Silence Is Violence | Sojourners

Silence Is Violence

Elena Dijour / Shutterstock.com
Elena Dijour / Shutterstock.com

My new friend and sister in Christ, Neichelle Guidry, preached the closing sermon at this year’s Justice Conference in her adopted hometown of Chicago. The founder of She Preaches, Neichelle and I first met the way a lot of folks my age do — on the Internet. We were both blessed, and surprised, to be listed as two of 12 New Faces of Black Leadership by TIME, and finally made the face-to-face connection over dim sum in St. Louis.

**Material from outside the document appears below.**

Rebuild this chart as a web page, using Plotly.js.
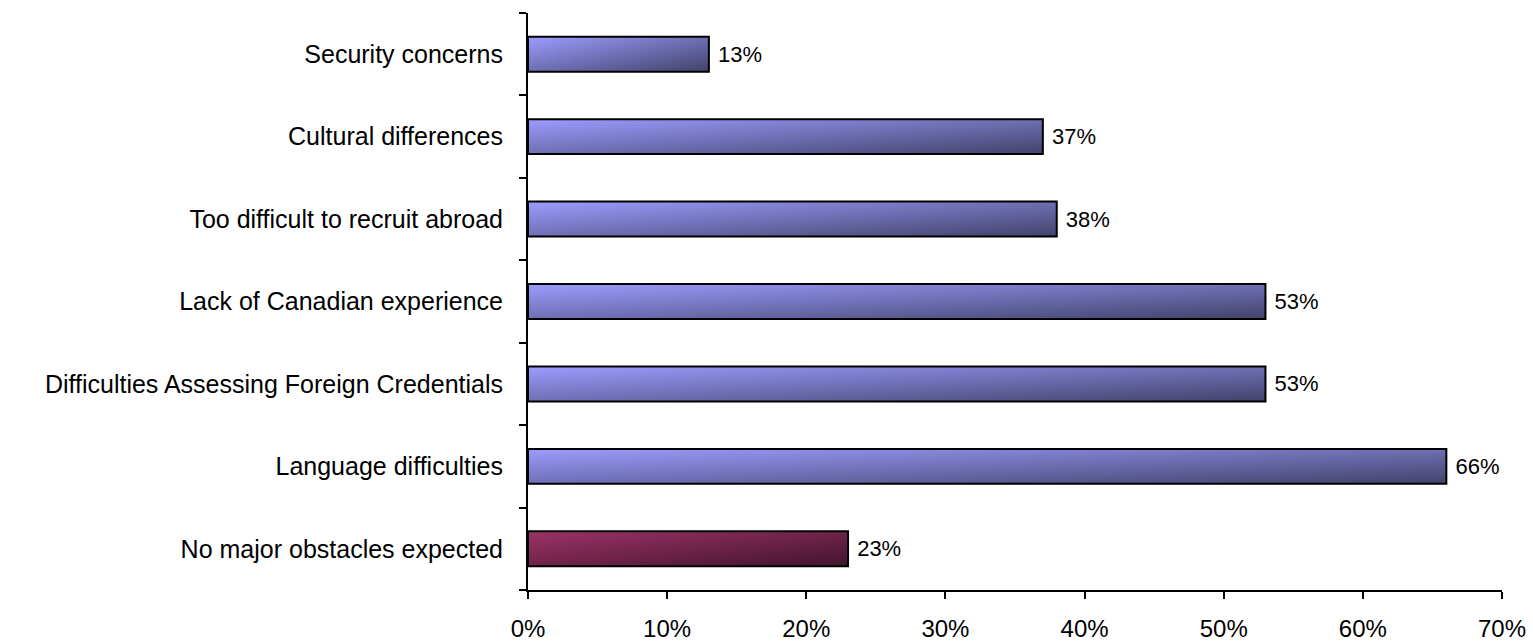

She had been traveling to my city a lot in recent weeks, coming to support the movement in #Ferguson, the now famous municipality 12 minutes from my childhood home, where I first tasted tear gas.

Through the website, I was more than pleased to witness just a snippet of the truth Neichelle shared at the Justice Conference. As a former teacher and executive of an education non-profit, her words made my soul jump.

“When schools are shut down, and prisons pop up in their place, God’s heart is breaking.”

I let out a hearty “YES!” at the stoplight, before hearing the honking cars behind me. (Note to self: Don’t scroll and drive.)

The effort of people of faith to fight oppression is the Christian tradition in which I was raised. Sermons like that were my late father’s sweet spot – he lived to rattle the cage of oppression and manufacture discomfort and action where complacency and inequity set in. Thus, I knew early on that the fight for justice was my calling. Working toward culturally competent educational equity for students in every zip code is not just my day job — it will be my life’s work.

And the fight for the preservation of black and brown lives, that took unexpectedly deep roots in Ferguson and has now spread across nations, was a fight many of our students quickly came to lead, and folks like me have followed.

But many of these young people are not Christian, and frankly, the perception that local congregations lackadaisically approached this movement before it became a national headline — and brought a healthy, condescending dose of respectability politics and patriarchy along with their eventual involvement — is not making most of the millennial set excited about the prospects of salvation.

But local faith leaders like Rev. Traci Blackmon and Rev. Starsky Wilson, and others raised in faith like my friend Rich McClure and me, have clung to the radical example of Christ that guides our collective and individual action.

The four of us sit on the Ferguson Commission. With Rev. Starsky and Rich as our co-chairs, I do not believe it is an accident that two men of faith, one black, one white, are helping to lead the charge toward justice in our region through the implementation of community-driven policy solutions on issues of police brutality, inequitable municipal governance, education, and economic opportunity.

When Isaiah describes the wickedness of Judah, he plainly describes oppression and systemic inequity managed by the ruling class. He also admonishes us to do something about it: “Wash yourselves; make yourselves clean; remove the evil of your deeds from before my eyes; cease to do evil, learn to do good, seek justice, correct oppression … ” (Isaiah 1:16-17)

The kind of evil, trauma, and violence communities of color face at the hands of the criminal justice system are now front-page news, due to the heroism of young people  who continue to unflinchingly look injustice in the face.

But poverty is also violence. The overrepresentation of black men in prisons is violence. The erasure of women of color from critical conversations on equity is violence. Allowing children to go to a failing school hungry and without proper health care is violence.

And as people of faith, our silence is violence.

Our legal and political systems are not governed only by the voting public; they are influenced by the power the people exert in the streets and the pressure that institutions organize to apply. Our faith should dictate that we not only work in the familiar realm of charity, but that we provide the kind of solidarity that oppressed communities request to move urgently toward justice.

Solidarity for this movement can look many ways, but it should begin with us unashamedly telling the truth about how our current system of laws and policing are not only killing black people at alarming and unjustifiably disproportionate rates, they are perpetuating a lethal injustice that is very simply not of God.

We must cease to do, enable, or perpetuate evil, and in its place, seek justice.

From there, we can take the story to the streets, the statehouse – all the way to the Vatican and the White House to ensure that a moment is a movement, and tragedy leads to systemic change.

Brittany Packnett is executive director of Teach for America in St. Louis and a member of the President’s Taskforce on 21 st Century Policing.